JEANNE BEAUVAIS. Nous serons 100 concurrents au championnat mondial : 50 Ligures, 25 Italiens hors Ligurie, et 25 représentants de pays étrangers. Parmi eux, certains sont professionnels de la cuisine. Le championnat a lieu tous les deux ans. Je ne me suis pas renseignée sur les autres candidats, mais j’ai remarqué que sur les 8 éditions passées du championnat, 7 des vainqueurs étaient italiens, et 6 venaient de Gênes et sa région. C’est à croire que le pesto coule dans les veines génoises !

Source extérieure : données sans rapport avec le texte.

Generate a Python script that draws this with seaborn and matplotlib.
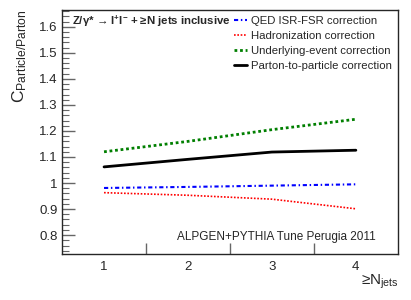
import matplotlib
matplotlib.use("Agg")
import matplotlib.pyplot as plt
from matplotlib.ticker import MultipleLocator, FixedLocator, NullFormatter
import pandas as pd
import seaborn as sns

# data
n_jets = [1, 2, 3, 4]
qed = [0.981, 0.985, 0.990, 0.995]
hadron = [0.963, 0.953, 0.938, 0.901]
ue = [1.120, 1.160, 1.205, 1.245]
p2p = [1.062, 1.091, 1.119, 1.126]

series_names = ["QED ISR-FSR correction", "Hadronization correction",
                "Underlying-event correction", "Parton-to-particle correction"]
series_vals = [qed, hadron, ue, p2p]

sns.set_style("ticks")
plt.rcParams['font.family'] = ['Liberation Sans', 'DejaVu Sans']
plt.rcParams['mathtext.default'] = 'regular'

df = pd.concat([pd.DataFrame({"n": n_jets, "c": v, "corr": name})
                for name, v in zip(series_names, series_vals)])

fig = plt.figure(figsize=(4.11, 3.0), dpi=100)
ax = fig.add_axes([0.151, 0.153, 0.817, 0.814])

palette = {series_names[0]: "#0000ff", series_names[1]: "#ff0000",
           series_names[2]: "#007f00", series_names[3]: "#000000"}
sns.lineplot(data=df, x="n", y="c", hue="corr", palette=palette, ax=ax,
             legend=False)
styles = [((0, (2, 1.3, 0.7, 1.3)), 1.5), ((0, (1, 1)), 1.2),
          ((0, (1, 1)), 2.0), ("-", 2.0)]
for line, (ls, lw) in zip(ax.lines, styles):
    line.set_linestyle(ls)
    line.set_linewidth(lw)

ax.set_xlim(0.5, 4.5)
ax.set_ylim(0.727, 1.665)
ax.yaxis.set_major_locator(MultipleLocator(0.1))
ax.yaxis.set_minor_locator(MultipleLocator(0.02))
ax.yaxis.set_major_formatter(plt.FuncFormatter(lambda v, p: f"{v:g}"))
ax.tick_params(axis='y', which='major', direction='in', length=9, width=1,
               color='#666666', labelsize=9.5, pad=3)
ax.tick_params(axis='y', which='minor', direction='in', length=5, width=0.8,
               color='#666666')
ax.set_xticks(n_jets)
ax.set_xticklabels([str(n) for n in n_jets])
ax.tick_params(axis='x', which='major', length=0, labelsize=9.5, pad=5)
ax.xaxis.set_minor_locator(FixedLocator([1.5, 2.5, 3.5]))
ax.xaxis.set_minor_formatter(NullFormatter())
ax.tick_params(axis='x', which='minor', direction='in', length=8, width=1,
               color='#666666')
for s in ax.spines.values():
    s.set_linewidth(1.0)

ax.set_xlabel("")
ax.set_ylabel("")
fig.text(0.97, 0.03, r"≥N$_{jets}$", fontsize=11, ha='right', va='bottom')
fig.text(0.025, 0.97, r"C$_{Particle/Parton}$", fontsize=12.5, rotation=90,
         ha='left', va='top')

ax.text(0.03, 0.955, r"Z/γ* → l$^{+}$l$^{-}$ + ≥N jets inclusive",
        transform=ax.transAxes, fontsize=8.2, fontweight='bold', va='center')
ax.text(0.935, 0.07, "ALPGEN+PYTHIA Tune Perugia 2011", transform=ax.transAxes,
        fontsize=8.5, ha='right', va='center')

handles = [plt.Line2D([], [], color=palette[n], linestyle=ls, linewidth=lw)
           for n, (ls, lw) in zip(series_names, styles)]
ax.legend(handles, series_names, loc='upper right', bbox_to_anchor=(1.0, 1.0),
          frameon=False, fontsize=8.2, handlelength=1.1, handletextpad=0.4,
          labelspacing=0.45, borderaxespad=0.1, borderpad=0.4)

fig.savefig("out.png", dpi=100)
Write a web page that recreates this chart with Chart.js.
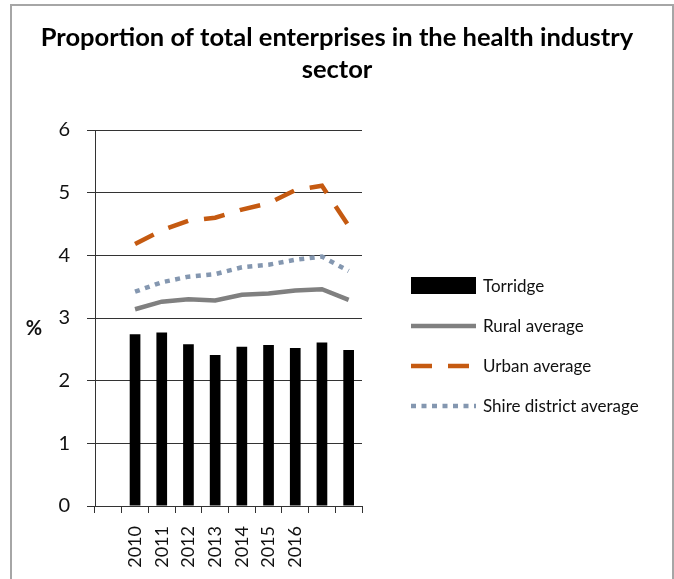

FRANCE PIZZA. Quelles sont vos passions et vos loisirs en dehors de la cuisine ? 

JEANNE BEAUVAIS. Je suis passionnée de musique, des voix et des mélodies. Je fais du chant, principalement lyrique – et surtout baroque ces derniers temps – mais j’aime presque tout chanter, tant que ça va à ma voix qui n’est pas une voix de rockeuse…

FRANCE PIZZA. Quels sont votre humeur et état d’esprit à quelques semaines de la compétition ? 

JEANNE BEAUVAIS. Ça m’amuse d’y participer, c’est un jeu. J’ai une chance sur 100. Aucune forme d’inquiétude. Si je gagnais, ça donnerait une visibilité et j’essaierais d’en faire quelque chose….

FRANCE PIZZA. Quels sont vos projets pour 2024 ?

JEANNE BEAUVAIS. Gagner le championnat du monde évidemment ! Cette compétition est un jeu, et j’ai compris qu’elle est l’occasion d’une grande fête à Gênes. Mais quand on joue, il faut le faire pour gagner, sinon c’est ennuyeux.